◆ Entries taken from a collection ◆
»»
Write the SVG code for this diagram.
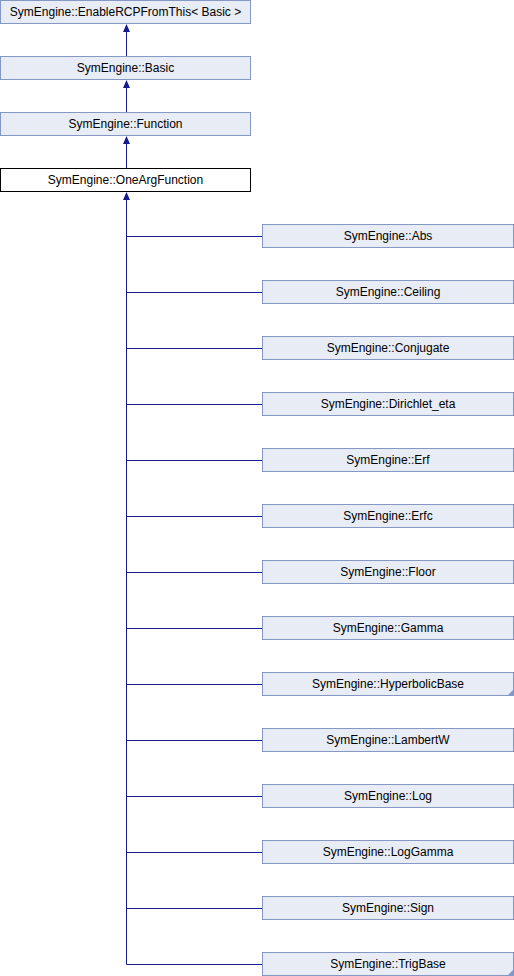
<svg xmlns="http://www.w3.org/2000/svg" width="514" height="976" viewBox="0 0 514 976">
<defs>
<style>
.box{fill:#E8ECF5;stroke:#8497C5;stroke-width:1}
.cur{fill:#FFFFFF;stroke:#000000;stroke-width:1}
.t{font-family:"Liberation Sans",Arial,sans-serif;font-size:12px;fill:#000;text-anchor:middle}
.ln{fill:none;stroke:#1A1A8F;stroke-width:1}
.ah{fill:#1A1A8F}
.fold{fill:#8497C5}
</style>
<marker id="arr" viewBox="0 0 8 10" refX="4" refY="0" markerWidth="8" markerHeight="10" markerUnits="userSpaceOnUse" orient="auto-start-reverse">
<path d="M0,0 L8,0 L4,10 Z" class="ah"/>
</marker>
</defs>
<rect width="514" height="976" fill="#FFFFFF"/>
<g id="connectors">
<path class="ln" d="M126.5,56 V31"/><path class="ah" d="M126.5,24 L130,32 L123,32 Z"/>
<path class="ln" d="M126.5,112 V87"/><path class="ah" d="M126.5,80 L130,88 L123,88 Z"/>
<path class="ln" d="M126.5,168 V143"/><path class="ah" d="M126.5,136 L130,144 L123,144 Z"/>
<path class="ah" d="M126.5,192 L130,200 L123,200 Z"/>
<path class="ln" d="M126.5,199 V964.5 H262"/>
<path class="ln" d="M126.5,236.5 H262 M126.5,292.5 H262 M126.5,348.5 H262 M126.5,404.5 H262 M126.5,460.5 H262 M126.5,516.5 H262 M126.5,572.5 H262 M126.5,628.5 H262 M126.5,684.5 H262 M126.5,740.5 H262 M126.5,796.5 H262 M126.5,852.5 H262 M126.5,908.5 H262"/>
</g>
<g id="n_enablercp"><rect class="box" x="0.5" y="0.5" width="250" height="23"/><text class="t" x="125.5" y="16">SymEngine::EnableRCPFromThis&lt; Basic &gt;</text></g>
<g id="n_basic"><rect class="box" x="0.5" y="56.5" width="250" height="23"/><text class="t" x="125.5" y="72">SymEngine::Basic</text></g>
<g id="n_function"><rect class="box" x="0.5" y="112.5" width="250" height="23"/><text class="t" x="125.5" y="128">SymEngine::Function</text></g>
<g id="n_oneargfunction"><rect class="cur" x="0.5" y="168.5" width="250" height="23"/><text class="t" x="125.5" y="184">SymEngine::OneArgFunction</text></g>
<g id="n_abs"><rect class="box" x="262.5" y="224.5" width="251" height="23"/><text class="t" x="388" y="240">SymEngine::Abs</text></g>
<g id="n_ceiling"><rect class="box" x="262.5" y="280.5" width="251" height="23"/><text class="t" x="388" y="296">SymEngine::Ceiling</text></g>
<g id="n_conjugate"><rect class="box" x="262.5" y="336.5" width="251" height="23"/><text class="t" x="388" y="352">SymEngine::Conjugate</text></g>
<g id="n_dirichlet_eta"><rect class="box" x="262.5" y="392.5" width="251" height="23"/><text class="t" x="388" y="408">SymEngine::Dirichlet_eta</text></g>
<g id="n_erf"><rect class="box" x="262.5" y="448.5" width="251" height="23"/><text class="t" x="388" y="464">SymEngine::Erf</text></g>
<g id="n_erfc"><rect class="box" x="262.5" y="504.5" width="251" height="23"/><text class="t" x="388" y="520">SymEngine::Erfc</text></g>
<g id="n_floor"><rect class="box" x="262.5" y="560.5" width="251" height="23"/><text class="t" x="388" y="576">SymEngine::Floor</text></g>
<g id="n_gamma"><rect class="box" x="262.5" y="616.5" width="251" height="23"/><text class="t" x="388" y="632">SymEngine::Gamma</text></g>
<g id="n_hyperbolicbase"><rect class="box" x="262.5" y="672.5" width="251" height="23"/><path class="fold" d="M514,689 L514,696 L507,696 Z"/><text class="t" x="388" y="688">SymEngine::HyperbolicBase</text></g>
<g id="n_lambertw"><rect class="box" x="262.5" y="728.5" width="251" height="23"/><text class="t" x="388" y="744">SymEngine::LambertW</text></g>
<g id="n_log"><rect class="box" x="262.5" y="784.5" width="251" height="23"/><text class="t" x="388" y="800">SymEngine::Log</text></g>
<g id="n_loggamma"><rect class="box" x="262.5" y="840.5" width="251" height="23"/><text class="t" x="388" y="856">SymEngine::LogGamma</text></g>
<g id="n_sign"><rect class="box" x="262.5" y="896.5" width="251" height="23"/><text class="t" x="388" y="912">SymEngine::Sign</text></g>
<g id="n_trigbase"><rect class="box" x="262.5" y="952.5" width="251" height="23"/><path class="fold" d="M514,969 L514,976 L507,976 Z"/><text class="t" x="388" y="968">SymEngine::TrigBase</text></g>
</svg>
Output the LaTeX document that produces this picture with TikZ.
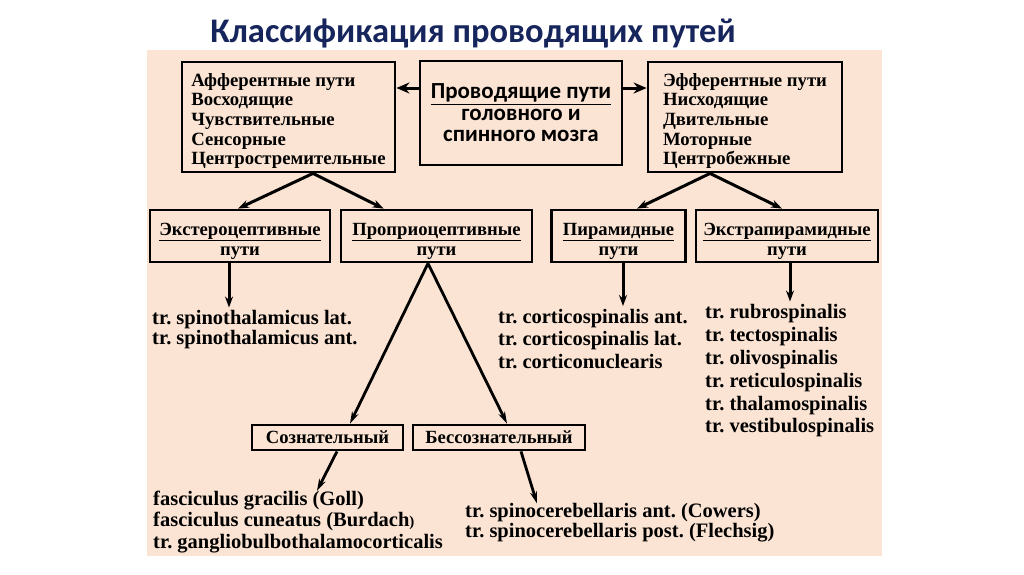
\documentclass[tikz,border=0pt]{standalone}
\usepackage{fontspec}
\setmainfont{Liberation Serif}
\newfontfamily\cbfont{Carlito}
\usetikzlibrary{arrows.meta, positioning, calc}
\definecolor{slidebg}{HTML}{FBE4D3}
\definecolor{titleblue}{HTML}{16255C}
\frenchspacing
\newcommand{\toplift}[1]{\rule{0pt}{#1}}

\begin{document}
\begin{tikzpicture}[x=1pt, y=-1pt,
    box/.style={rectangle, draw=black, line width=2.8pt, fill=slidebg,
                align=center, inner sep=2pt,
                font=\fontsize{18.6}{20}\selectfont\bfseries},
    big/.style={box, align=left, minimum height=110pt,
                font=\fontsize{18.7}{19.6}\selectfont\bfseries},
    lst/.style={align=left, anchor=west, inner sep=0pt,
                font=\fontsize{20.5}{#1}\selectfont\bfseries},
    lst/.default=22,
    arr/.style={line width=3pt, -{Stealth[length=11pt, width=8pt]}},
    arrh/.style={line width=3pt, -{Stealth[length=13pt, width=11pt]}},
    arrs/.style={line width=2.8pt, -{Stealth[length=12pt, width=7pt]}}
]
\useasboundingbox (0,0) rectangle (1024,574);
\fill[white] (0,0) rectangle (1024,574);
\fill[slidebg] (147,50) rectangle (882,556);

\node[font=\cbfont\bfseries\fontsize{34.5}{36}\selectfont, text=titleblue] (title) at (473,33) {Классификация проводящих путей};

% top row
\node[big, minimum width=213pt] (aff) at (288.5,117) {\toplift{21pt}Афферентные пути\\Восходящие\\Чувствительные\\Сенсорные\\Центростремительные};
\node[box, minimum width=202pt, minimum height=104pt,
      font=\cbfont\bfseries\fontsize{23}{21.5}\selectfont] (centre) at (521,113) {\underline{Проводящие пути}\\головного и\\спинного мозга};
\node[big, minimum width=194pt] (eff) at (745,117) {\toplift{21pt}Эфферентные пути\\Нисходящие\\Двительные\\Моторные\\Центробежные};

% second row
\node[box, minimum width=180pt, minimum height=52pt] (extero)   at (240,236)   {\toplift{22pt}\underline{Экстероцептивные}\\пути};
\node[box, minimum width=191pt, minimum height=52pt] (proprio)  at (436.5,236) {\toplift{22pt}\underline{Проприоцептивные}\\пути};
\node[box, minimum width=134pt, minimum height=52pt] (pyr)      at (618.5,236) {\toplift{22pt}\underline{Пирамидные}\\пути};
\node[box, minimum width=182pt, minimum height=52pt] (extrapyr) at (787,236)   {\toplift{22pt}\underline{Экстрапирамидные}\\пути};

\node[box, minimum width=151pt, minimum height=25pt] (consc)  at (327.5,437.5) {Сознательный};
\node[box, minimum width=172pt, minimum height=25pt] (uncons) at (499,437.5)   {Бессознательный};

% tract lists
\node[lst=20]   (spino)     at (152,330) {tr. spinothalamicus lat.\\tr. spinothalamicus ant.};
\node[lst=22.5] (pyrlist)   at (498,339) {tr. corticospinalis ant.\\tr. corticospinalis lat.\\tr. corticonuclearis};
\node[lst=22.8] (extralist) at (705,371) {tr. rubrospinalis\\tr. tectospinalis\\tr. olivospinalis\\tr. reticulospinalis\\tr. thalamospinalis\\tr. vestibulospinalis};
\node[lst=21.5] (conscl)    at (153,522) {fasciculus gracilis (Goll)\\fasciculus cuneatus (Burdach{\fontsize{15}{15}\selectfont)}\\tr. gangliobulbothalamocorticalis};
\node[lst=20]   (unconsl)   at (465,523) {tr. spinocerebellaris ant. (Cowers)\\tr. spinocerebellaris post. (Flechsig)};

\draw[arrh] ([yshift=25pt]centre.west) -- ([yshift=29pt]aff.east);
\draw[arrh] ([yshift=25pt]centre.east) -- ([yshift=29pt]eff.west);
\draw[arr] ([xshift=24.5pt]aff.south) -- ([xshift=-2pt]extero.north);
\draw[arr] ([xshift=24.5pt]aff.south) -- ([xshift=44pt]proprio.north west);
\draw[arr] ([xshift=-35pt]eff.south) -- ([xshift=18.5pt]pyr.north);
\draw[arr] ([xshift=-35pt]eff.south) -- ([xshift=-5pt]extrapyr.north);

\draw[arr, shorten >=3pt] ([xshift=-11pt]extero.south) -- ([xshift=77pt]spino.north west);
\draw[arr, shorten >=3pt] ([xshift=4.5pt]pyr.south) -- ([xshift=125pt]pyrlist.north west);
\draw[arr, shorten >=3pt] ([xshift=3pt]extrapyr.south) -- ([xshift=85pt]extralist.north west);

\draw[arrs] ([xshift=-8.5pt]proprio.south) -- ([xshift=22.5pt]consc.north);
\draw[arrs] ([xshift=-8.5pt]proprio.south) -- ([xshift=8pt]uncons.north);
\draw[arrs] ([xshift=9.5pt]consc.south) -- ([xshift=164pt]conscl.north west);
\draw[arrs] ([xshift=22pt]uncons.south) -- ([xshift=72pt]unconsl.north west);
\end{tikzpicture}
\end{document}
««
◆ OBJECTIVE ◆
Pictures are not part of the copy. Write out only the lines from the one containing "Output the LaTeX" through the one containing "minimum width=194pt] (eff)", exactly as they stand, both included.

◆ RESULT ◆
Output the LaTeX document that produces this picture with TikZ.
\documentclass[tikz,border=0pt]{standalone}
\usepackage{fontspec}
\setmainfont{Liberation Serif}
\newfontfamily\cbfont{Carlito}
\usetikzlibrary{arrows.meta, positioning, calc}
\definecolor{slidebg}{HTML}{FBE4D3}
\definecolor{titleblue}{HTML}{16255C}
\frenchspacing
\newcommand{\toplift}[1]{\rule{0pt}{#1}}

\begin{document}
\begin{tikzpicture}[x=1pt, y=-1pt,
    box/.style={rectangle, draw=black, line width=2.8pt, fill=slidebg,
                align=center, inner sep=2pt,
                font=\fontsize{18.6}{20}\selectfont\bfseries},
    big/.style={box, align=left, minimum height=110pt,
                font=\fontsize{18.7}{19.6}\selectfont\bfseries},
    lst/.style={align=left, anchor=west, inner sep=0pt,
                font=\fontsize{20.5}{#1}\selectfont\bfseries},
    lst/.default=22,
    arr/.style={line width=3pt, -{Stealth[length=11pt, width=8pt]}},
    arrh/.style={line width=3pt, -{Stealth[length=13pt, width=11pt]}},
    arrs/.style={line width=2.8pt, -{Stealth[length=12pt, width=7pt]}}
]
\useasboundingbox (0,0) rectangle (1024,574);
\fill[white] (0,0) rectangle (1024,574);
\fill[slidebg] (147,50) rectangle (882,556);

\node[font=\cbfont\bfseries\fontsize{34.5}{36}\selectfont, text=titleblue] (title) at (473,33) {Классификация проводящих путей};

% top row
\node[big, minimum width=213pt] (aff) at (288.5,117) {\toplift{21pt}Афферентные пути\\Восходящие\\Чувствительные\\Сенсорные\\Центростремительные};
\node[box, minimum width=202pt, minimum height=104pt,
      font=\cbfont\bfseries\fontsize{23}{21.5}\selectfont] (centre) at (521,113) {\underline{Проводящие пути}\\головного и\\спинного мозга};
\node[big, minimum width=194pt] (eff) at (745,117) {\toplift{21pt}Эфферентные пути\\Нисходящие\\Двительные\\Моторные\\Центробежные};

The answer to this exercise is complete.